Virginia Felons. Voting and Guns.
As I pointed out earlier this week, paid spin doctors are marketing Gov. Ralph Northam like a box of cornflakes.
And Northam’s dutifully following their script.
He’s planned a reconciliation tour, is sending his cabinet to sensitivity training and he proudly announced Tuesday that during his first year in office he’d restored the voting rights of 10,992 Virginia felons.
Yippee! More Democratic voters. To replace those too disgusted by our governor and his two flawed sidekicks to bother voting in General Assembly elections this fall.
However, next on the to-do list of some of these re-enfranchised felons will be a trip to their local circuit court to get their guns back. They’ll say they’re eager to go “hunting” again.
Let’s back up a bit.
In his rush to get new Democrats on the rolls in time for the 2016 presidential election, former Virginia Gov. Terry McAuliffe signed a blanket order restoring the voting rights of about 206,000 felons in April of that year.

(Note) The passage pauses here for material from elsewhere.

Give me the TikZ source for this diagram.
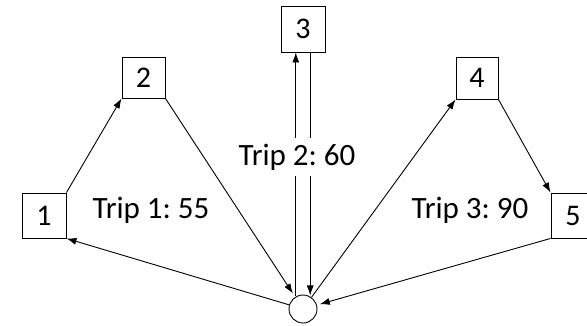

When the Virginia Supreme Court slapped down this move as illegal McAuliffe began churning out restorations one by one.
That was legal.
By the time he left office, McAuliffe had restored the civil rights of approximately 173,000 felons. This meant they could vote, serve on juries and run for political office.
But there were other consequences to McAuliffe’s sweeping move: Those newly enfranchised felons were now free to zip into court to ask for the restoration of their gun rights.
Not sure the liberals who supported McAuliffe plumping up the voter rolls saw that coming.
The Washington Post did.
In a May 20, 2016 piece headlined “In Virginia, felon voting rights mean simpler path to gun ownership,” the newspaper pointed out that the governor seemed unaware that he’d made it easier for these criminals to get guns.
“My actions were about giving you the right to vote, to serve on a jury and run for political office,” he (McAuliffe) said… “My action, I didn’t think it had anything to do with gun rights. I stayed away from that.”
Perhaps the governor should have thought it through.
The Post noted that at least one state official – Virginia’s Secretary of the Commonwealth – realized there would be a sharp increase in the number of felons seeking weapons. She urged Virginia’s prosecutors to be vigilant:
“The decision to restore firearms rights is solely up to the discretion of local court judges, based in large part on your decision on whether or not to oppose such petitions,” Kelly Thomasson wrote at the time to Virginia’s commonwealth’s attorneys.
In an interview, the Virginia Beach prosecutor assigned to gun rights cases, Andy Rosenberg, confirmed that his office has seen a noticeable increase in the number of felons seeking to have their gun rights restored.
“They’re up markedly,” Rosenberg told me.
Rosenberg opposes all requests by felons asking for permission to keep a gun.
“We’re concerned about the safety of the community,” he said flatly.
Virginia Beach attorney Robert Herron, who represents many firearm-seeking felons around the commonwealth, agreed that many more felons are now petitioning the courts for their gun rights.
And that’s good for business.
In an interview a few months ago, Herron told me that gun rights cases now represent “a very, very significant portion” of his law practice.
According to prosecutors, 144 felons asked for their gun rights in Virginia Beach in 2017. Numbers for 2018 were expected to be similar.
Rosenberg reckoned that about 66 percent – or roughly 95 – of those were approved. By contrast, only 62 felons filed similar petitions in 2015.
Requests are so plentiful in Virginia Beach now that one day a month has been set aside to hear the cases.
February’s Gun Day is set for the 25th in Virginia Beach Circuit Court. March Gun Day is scheduled for the 25th of that month. A spokesman for the prosecutor’s office said there will be 10 petitioners this month and nine in March.
I’m a strong supporter of the Second Amendment. For law-abiding citizens, that is. The thought of felons getting their gun rights back ought to give all of us heartburn, except in cases of decades-old-non-violent felonies followed by decades of good behavior.
Rosenberg’s reliable opposition to the requests is rooted in Commonwealth’s Attorney Colin Stolle’s determination to protect the public, he said.
“The biggest problem is an individual with a violent felony,” Rosenberg said. “I had one case where the crime was committed only about five years ago…in a couple of cases, the individual was still on probation.”
Rosenberg says the reasons felons give for wanting to own a firearm are as varied as the crimes they committed. Most say they want to hunt. Others are concerned with self-defense, or want to hold a job that requires them to carry a weapon. Still others are married to someone who needs to keep a service revolver in the home.
For his part, Herron says many of his clients simply want to make a complete return to society. They believe the firearm ban stigmatizes them.
The unintended consequences of Virginia’s easy civil rights restoration doesn’t end with simple gun rights. Once those are restored, many felons take the next step:
Concealed carry permits.
“Once you have your gun rights restored you’re basically on the same footing as anybody else asking for a concealed carry permit,” Herron told me.